Data Visualization used to be the realm of data scientist and technical specialists. Now, it is the primary interface for employee and customer interactions with data. It is how the end-user experiences data-driven business and for many, it will constitute how they experience the CIO in their day-to-day work.

"Data Visualization should promote intimacy with your data and analysis, not detachment"
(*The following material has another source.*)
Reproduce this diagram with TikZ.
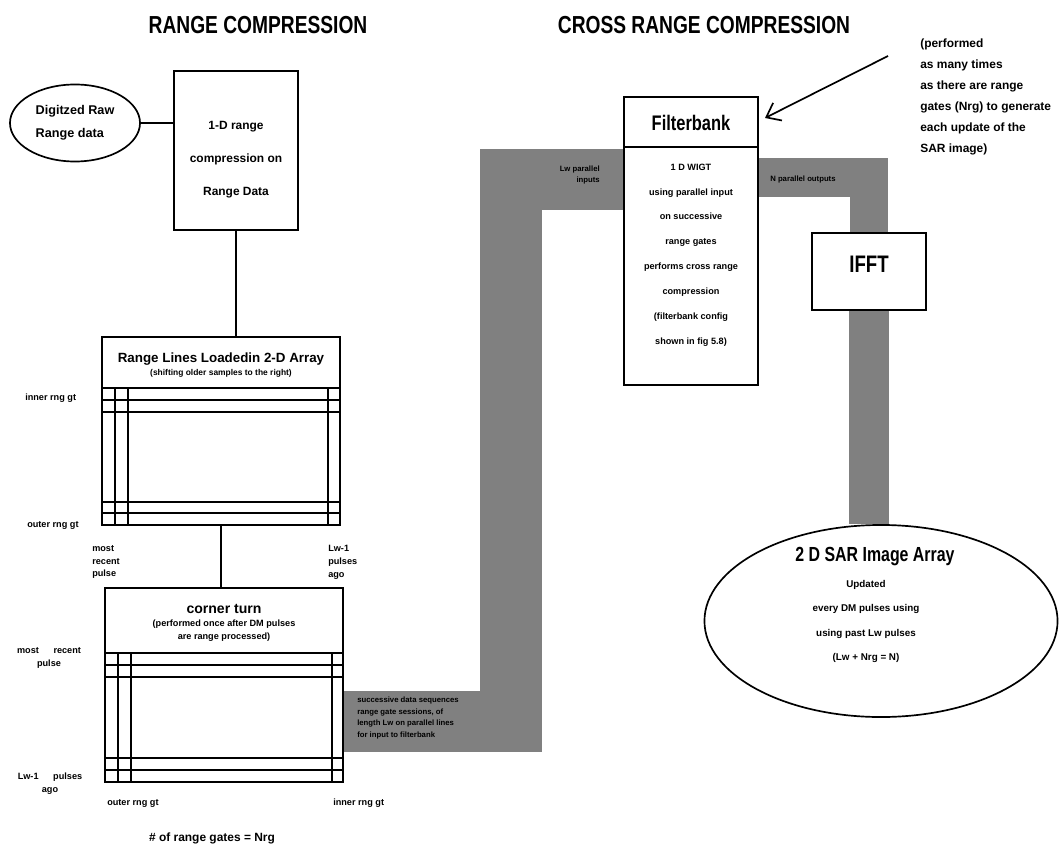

It’s your best shot at direct marketing IT evolution to the whole organization. Data and data visualization software are evolving rapidly and may need to be reconsidered. Below I present some key ideas on how to think about data and data visualization.

Data Integration

The vast majority of “data” displays communicate the results of analytic summaries or statistics, not raw data. This is an essential point because the friendliness of data visualization can distract us from the fact that a long road has been taken from the data to the visualization. While certain important points are highlighted in data visualization, other points are obscured. Data visualization systems should be integrated into an overall process that allows tracking of the provenance of the information and the ability to unpack hidden assumptions quickly. When the CEO says “I see the average, but how far does that vary?” you don’t want to spend three days rummaging through spreadsheets.

Data Visualization

The purposes of data visualization can be split into the goals of communication and exploration. Communication is what we consider when we think about presenting charts and graphs and dashboards. This a clear picture of what needs to be communicated. The bigger opportunity in data visualization centers on dynamic updating and interactive data analysis. Current models of visualization conceptualize the graphic not as a static picture, but as an interactive active object. Click on the bar chart for customers from New England, and all the other graphics immediately highlight those customers as well. Click the sub-set button and all the displays are now updated to show only customer data from New England. In modern data analysis, the display is the input control.

A Chance for Process Improvement

A few years ago my team worked with a group that had to create a product by balancing trade-offs across a number of variables at once. The process was a traditional batch process:

We would send a report about the data underlying the proposed product given a certain configuration of variables (what if X1 was high and X2 was low and X3 was…), they would review it and make another request. At that rate the process was going to take months. To decrease time to market and enable the end-user we created a simple data visualization using slider-bars. The end user could move the sliders to the appropriate location (X1 is high, X2 is low and X3 is…). After each slider-bar movement the statistical model of the data was updated, a graphical visualization was updated, and a table outlining implications of the product configuration was updated. With a simple interactive visualization tool (that took two days to create) we empowered the end-user to cut this process from months to weeks and we were free to move on. This was not simply about creating data visualization; it was about combining the power of visual communication with interactive and dynamic computing to bring the user close to their data.

Not Just for Analysts Anymore

Sometime we think about data visualization as a feature of the business intelligence suite or the analytics platform. The power of data visualization is much greater than that and should be considered broadly in all end-user experience contexts. As applications become increasingly mobile and data generating, customers increasingly see data generation and access to data as a given-even for “non-data” products. Data visualization is about empowering end-users writ large, not just business analysts.

“We don’t want visualizations and analysis tools, we want actionable insights”.

I keep this quote from an internal customer on my desk to remind me that all the technically excellent and compelling visualization are useless if they do not meet the customer where they are. By far the most important issue is: who will be using the tools and how will they interpret them? It is essential to consider the personas of your end users and approach the issue as a user-experience concern as well as an analytic concern. The tools of data visualization need to be aligned with the goals and background of the end users. Luckily many current visualization tools allow for multiple levels of customization and access control: Lock down specific displays for some-end users, allow customization for others, allow a range of explorations for others.

I recently encountered an analytics package that was so statistically intelligent it would pick the “right” predictive model for you and provided a scatterplot display of the raw time-series as well as the prediction path. For some sets of data it worked rather well but for others it worked very poorly; a fact that was easily visible in the scatterplot. Unfortunately the package could neither tell me which type of algorithm was used, or allow me to change it. It un-interactively just did a bad job. Luckily the simple scatter plot visualization was easily able to argue against its own fancy statistical add-on. Visualization should promote intimacy with your data and analysis, not detachment. Visualization software will continue to become increasingly intelligent, but we should evaluate changes cautiously.

Data visualization will continue to evolve as a standard method to enable end users by helping them own and interacting with the data. It’s your chance to reach out directly to end user and help them into the age of data-driven business. It’s the last mile in the IT pipeline and your chance to shine.